Methuen: Mayor, superintendent agree on $79M budget for schools

METHUEN — The mayor and the superintendent of schools reached an agreement on a school budget proposal for next year totaling about $79 million after several days of negotiating and a nudge from the state to up spending.

The School Committee last month approved an $80 million spending plan proposed by Superintendent Judith Scannell, with only Mayor Stephen Zanni, who as mayor serves as chairman of the school committee, voting no.

Zanni told Scannell to pare back her request by $700,000, which would have brought the budget to the minimum required by the state, the level at which Methuen typically funds its schools.

But after a meeting with state education officials, Zanni added $356,060 to his bottom line at the officials’ request partly to begin repaying a penalty the state Department of Elementary and Secondary Education says the city owes the schools for years of underfunding and partly to win approval for an energy efficiency project that includes upgrades to the high school ice rink.

“We’re in a better place with the state,” Zanni said. “The state is watching. I spoke with Jay Sullivan and he was very pleased we’re putting this in the budget, not only to meet net school spending, but to meet that penalty.”

Sullivan is executive director of the School Finance and District Support Center at DESE.
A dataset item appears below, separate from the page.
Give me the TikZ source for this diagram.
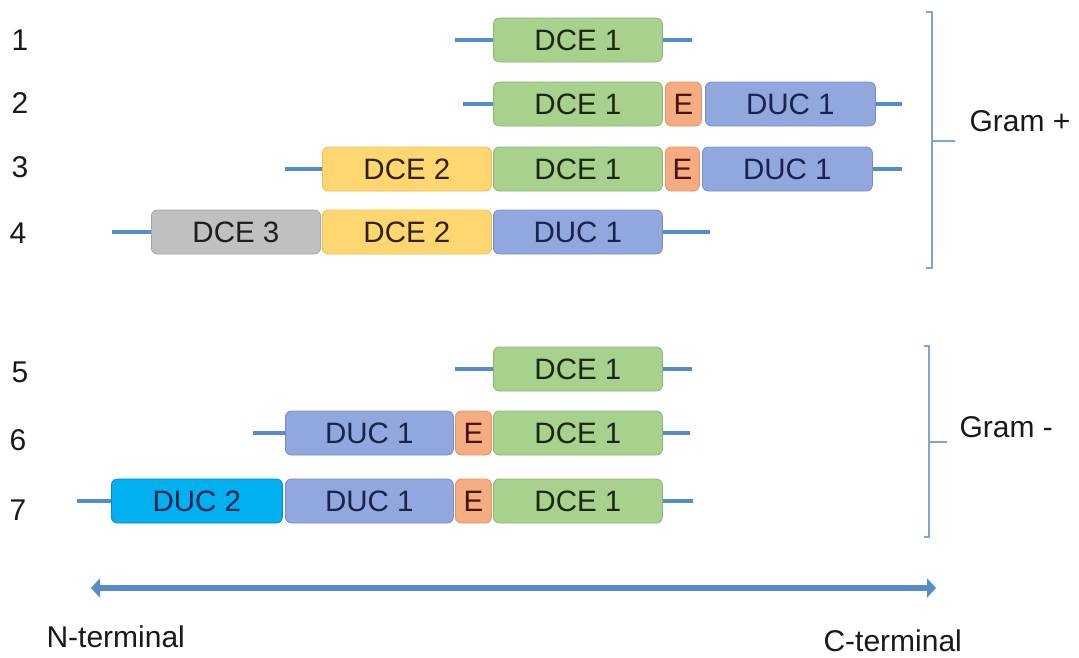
\documentclass[tikz,border=0pt]{standalone}
\usepackage{fontspec}
\setmainfont{Liberation Sans}
\usetikzlibrary{arrows.meta}
\definecolor{lnc}{RGB}{86,140,204}
\definecolor{brc}{RGB}{125,165,215}
\definecolor{gfill}{RGB}{169,209,142}\definecolor{gdraw}{RGB}{140,182,112}
\definecolor{efill}{RGB}{244,172,128}\definecolor{edraw}{RGB}{222,148,105}
\definecolor{ufill}{RGB}{145,168,222}\definecolor{udraw}{RGB}{118,142,200}
\definecolor{yfill}{RGB}{255,214,112}\definecolor{ydraw}{RGB}{235,190,90}
\definecolor{sfill}{RGB}{192,192,192}\definecolor{sdraw}{RGB}{165,165,165}
\definecolor{cfill}{RGB}{0,176,240}\definecolor{cdraw}{RGB}{0,140,205}
\tikzset{
  box/.style={draw, rounded corners=6pt, minimum height=44pt, inner sep=0pt, line width=0.8pt,
    font=\fontsize{29.5}{32}\selectfont, anchor=west},
  dce1/.style={box, fill=gfill, draw=gdraw, text={rgb,255:red,25;green,40;blue,15}, minimum width=169pt},
  dce2/.style={box, fill=yfill, draw=ydraw, text={rgb,255:red,45;green,35;blue,10}, minimum width=169pt},
  dce3/.style={box, fill=sfill, draw=sdraw, text={rgb,255:red,30;green,30;blue,30}, minimum width=169pt},
  duc1/.style={box, fill=ufill, draw=udraw, text={rgb,255:red,25;green,35;blue,75}, minimum width=168pt},
  duc2/.style={box, fill=cfill, draw=cdraw, text={rgb,255:red,10;green,35;blue,80}, minimum width=171pt},
  ebox/.style={box, fill=efill, draw=edraw, text={rgb,255:red,70;green,20;blue,10}, minimum width=36pt},
  stub/.style={draw=lnc, line width=3.5pt},
  brack/.style={draw=brc, line width=2pt},
  lab/.style={font=\fontsize{30}{33}\selectfont, text={rgb,255:red,25;green,25;blue,25}},
}
\begin{document}
\begin{tikzpicture}[x=1pt,y=-1pt]
\useasboundingbox (0,0) rectangle (1079,657);
% row labels
\node[lab] (l1) at (20,40) {1};
\node[lab] (l2) at (20,103) {2};
\node[lab] (l3) at (20,167) {3};
\node[lab] (l4) at (18,233) {4};
\node[lab] (l5) at (20,372) {5};
\node[lab] (l6) at (18,440) {6};
\node[lab] (l7) at (18,510) {7};
% row 1
\coordinate (r1a) at (455,40); \coordinate (r1b) at (692,40);
\node[dce1] (r1d1) at (493,40) {DCE 1};
\draw[stub] (r1a) -- (r1d1.west); \draw[stub] (r1d1.east) -- (r1b);
% row 2
\coordinate (r2a) at (463,104); \coordinate (r2b) at (902,104);
\node[dce1] (r2d1) at (493,104) {DCE 1};
\node[ebox] (r2e) at (665,104) {E};
\node[duc1, minimum width=170pt] (r2u1) at (705,104) {DUC 1};
\draw[stub] (r2a) -- (r2d1.west); \draw[stub] (r2u1.east) -- (r2b);
% row 3
\coordinate (r3a) at (285,169); \coordinate (r3b) at (902,169);
\node[dce2] (r3d2) at (322,169) {DCE 2};
\node[dce1] (r3d1) at (493,169) {DCE 1};
\node[ebox, minimum width=34pt] (r3e) at (665,169) {E};
\node[duc1, minimum width=170pt] (r3u1) at (702,169) {DUC 1};
\draw[stub] (r3a) -- (r3d2.west); \draw[stub] (r3u1.east) -- (r3b);
% row 4
\coordinate (r4a) at (112,232); \coordinate (r4b) at (710,232);
\node[dce3] (r4d3) at (151,232) {DCE 3};
\node[dce2] (r4d2) at (322,232) {DCE 2};
\node[duc1, minimum width=169pt] (r4u1) at (493,232) {DUC 1};
\draw[stub] (r4a) -- (r4d3.west); \draw[stub] (r4u1.east) -- (r4b);
% row 5
\coordinate (r5a) at (455,369); \coordinate (r5b) at (692,369);
\node[dce1] (r5d1) at (493,369) {DCE 1};
\draw[stub] (r5a) -- (r5d1.west); \draw[stub] (r5d1.east) -- (r5b);
% row 6
\coordinate (r6a) at (253,433); \coordinate (r6b) at (690,433);
\node[duc1] (r6u1) at (285,433) {DUC 1};
\node[ebox] (r6e) at (455,433) {E};
\node[dce1] (r6d1) at (493,433) {DCE 1};
\draw[stub] (r6a) -- (r6u1.west); \draw[stub] (r6d1.east) -- (r6b);
% row 7
\coordinate (r7a) at (77,501); \coordinate (r7b) at (693,501);
\node[duc2] (r7u2) at (111,501) {DUC 2};
\node[duc1] (r7u1) at (285,501) {DUC 1};
\node[ebox] (r7e) at (455,501) {E};
\node[dce1] (r7d1) at (493,501) {DCE 1};
\draw[stub] (r7a) -- (r7u2.west); \draw[stub] (r7d1.east) -- (r7b);
% Gram + bracket
\coordinate (gp1) at (926,12); \coordinate (gp2) at (932,12);
\coordinate (gp3) at (932,268); \coordinate (gp4) at (926,268);
\coordinate (gpm) at (932,141); \coordinate (gpt) at (955,141);
\draw[brack] (gp1) -- (gp2) -- (gp3) -- (gp4);
\draw[brack] (gpm) -- (gpt);
\node[lab, anchor=west] (gramp) at (966,121) {Gram +};
% Gram - bracket
\coordinate (gm1) at (924,346); \coordinate (gm2) at (929,346);
\coordinate (gm3) at (929,537); \coordinate (gm4) at (924,537);
\coordinate (gmm) at (929,442); \coordinate (gmt) at (947,442);
\draw[brack] (gm1) -- (gm2) -- (gm3) -- (gm4);
\draw[brack] (gmm) -- (gmt);
\node[lab, anchor=west] (gramm) at (956,427) {Gram -};
% axis arrow
\coordinate (axl) at (91,588); \coordinate (axr) at (936,588);
\draw[draw=lnc, line width=6pt, {Triangle[width=19pt,length=9pt]}-{Triangle[width=19pt,length=9pt]}] (axl) -- (axr);
\node[lab, anchor=west] (nt) at (43,637) {N-terminal};
\node[lab, anchor=west] (ct) at (820,641) {C-terminal};
\end{tikzpicture}
\end{document}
Zanni said he hopes that $356,000 would keep the city in DESE’s good graces when it considers waiving the underfunding penalty in the future and for approving a waiver from required spending for the energy efficiency project, which would be done by Framingham energy management company Ameresco.

“By putting this $356,000 in good faith forward, they can look favorably on the waiver for the Ameresco project,” he said.

Methuen schools have, according to the state, funded its schools below the minimum the state requires because of a difference in how retirees’ health care is counted. Many districts count it the same as Methuen, but fund their schools enough above the state minimum that it has not had an impact.